- _TASK TO COMPLETE_: Restate the entire listing word for word.

○ ○ ○

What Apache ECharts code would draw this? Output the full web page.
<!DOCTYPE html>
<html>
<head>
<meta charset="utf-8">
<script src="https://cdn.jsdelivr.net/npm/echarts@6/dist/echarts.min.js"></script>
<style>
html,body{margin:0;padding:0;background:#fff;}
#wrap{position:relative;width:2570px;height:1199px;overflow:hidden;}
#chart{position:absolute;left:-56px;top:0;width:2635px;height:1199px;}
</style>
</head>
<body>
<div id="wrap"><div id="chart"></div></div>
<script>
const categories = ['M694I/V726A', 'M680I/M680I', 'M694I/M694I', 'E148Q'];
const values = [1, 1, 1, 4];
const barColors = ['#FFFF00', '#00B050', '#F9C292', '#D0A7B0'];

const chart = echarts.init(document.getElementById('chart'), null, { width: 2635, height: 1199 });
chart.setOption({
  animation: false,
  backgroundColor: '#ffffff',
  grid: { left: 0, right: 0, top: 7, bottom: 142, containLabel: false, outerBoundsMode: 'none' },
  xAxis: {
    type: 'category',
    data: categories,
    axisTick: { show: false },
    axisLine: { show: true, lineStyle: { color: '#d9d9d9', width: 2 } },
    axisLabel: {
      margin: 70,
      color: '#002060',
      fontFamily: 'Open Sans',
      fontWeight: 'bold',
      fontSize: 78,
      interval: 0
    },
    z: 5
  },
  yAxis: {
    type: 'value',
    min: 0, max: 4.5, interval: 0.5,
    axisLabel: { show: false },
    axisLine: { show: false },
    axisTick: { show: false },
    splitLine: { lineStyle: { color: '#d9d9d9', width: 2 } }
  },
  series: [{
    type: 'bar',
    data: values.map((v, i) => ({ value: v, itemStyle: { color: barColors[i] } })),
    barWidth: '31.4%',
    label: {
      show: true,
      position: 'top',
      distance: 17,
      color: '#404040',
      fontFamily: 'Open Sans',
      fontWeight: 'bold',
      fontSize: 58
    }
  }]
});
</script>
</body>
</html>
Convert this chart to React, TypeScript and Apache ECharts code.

○ ○ ○

- _CORRECT ANSWER_:
What Apache ECharts code would draw this? Output the full web page.
<!DOCTYPE html>
<html>
<head>
<meta charset="utf-8">
<script src="https://cdn.jsdelivr.net/npm/echarts@6/dist/echarts.min.js"></script>
<style>
html,body{margin:0;padding:0;background:#fff;}
#wrap{position:relative;width:2570px;height:1199px;overflow:hidden;}
#chart{position:absolute;left:-56px;top:0;width:2635px;height:1199px;}
</style>
</head>
<body>
<div id="wrap"><div id="chart"></div></div>
<script>
const categories = ['M694I/V726A', 'M680I/M680I', 'M694I/M694I', 'E148Q'];
const values = [1, 1, 1, 4];
const barColors = ['#FFFF00', '#00B050', '#F9C292', '#D0A7B0'];

const chart = echarts.init(document.getElementById('chart'), null, { width: 2635, height: 1199 });
chart.setOption({
  animation: false,
  backgroundColor: '#ffffff',
  grid: { left: 0, right: 0, top: 7, bottom: 142, containLabel: false, outerBoundsMode: 'none' },
  xAxis: {
    type: 'category',
    data: categories,
    axisTick: { show: false },
    axisLine: { show: true, lineStyle: { color: '#d9d9d9', width: 2 } },
    axisLabel: {
      margin: 70,
      color: '#002060',
      fontFamily: 'Open Sans',
      fontWeight: 'bold',
      fontSize: 78,
      interval: 0
    },
    z: 5
  },
  yAxis: {
    type: 'value',
    min: 0, max: 4.5, interval: 0.5,
    axisLabel: { show: false },
    axisLine: { show: false },
    axisTick: { show: false },
    splitLine: { lineStyle: { color: '#d9d9d9', width: 2 } }
  },
  series: [{
    type: 'bar',
    data: values.map((v, i) => ({ value: v, itemStyle: { color: barColors[i] } })),
    barWidth: '31.4%',
    label: {
      show: true,
      position: 'top',
      distance: 17,
      color: '#404040',
      fontFamily: 'Open Sans',
      fontWeight: 'bold',
      fontSize: 58
    }
  }]
});
</script>
</body>
</html>
Convert this chart to React, TypeScript and Apache ECharts code.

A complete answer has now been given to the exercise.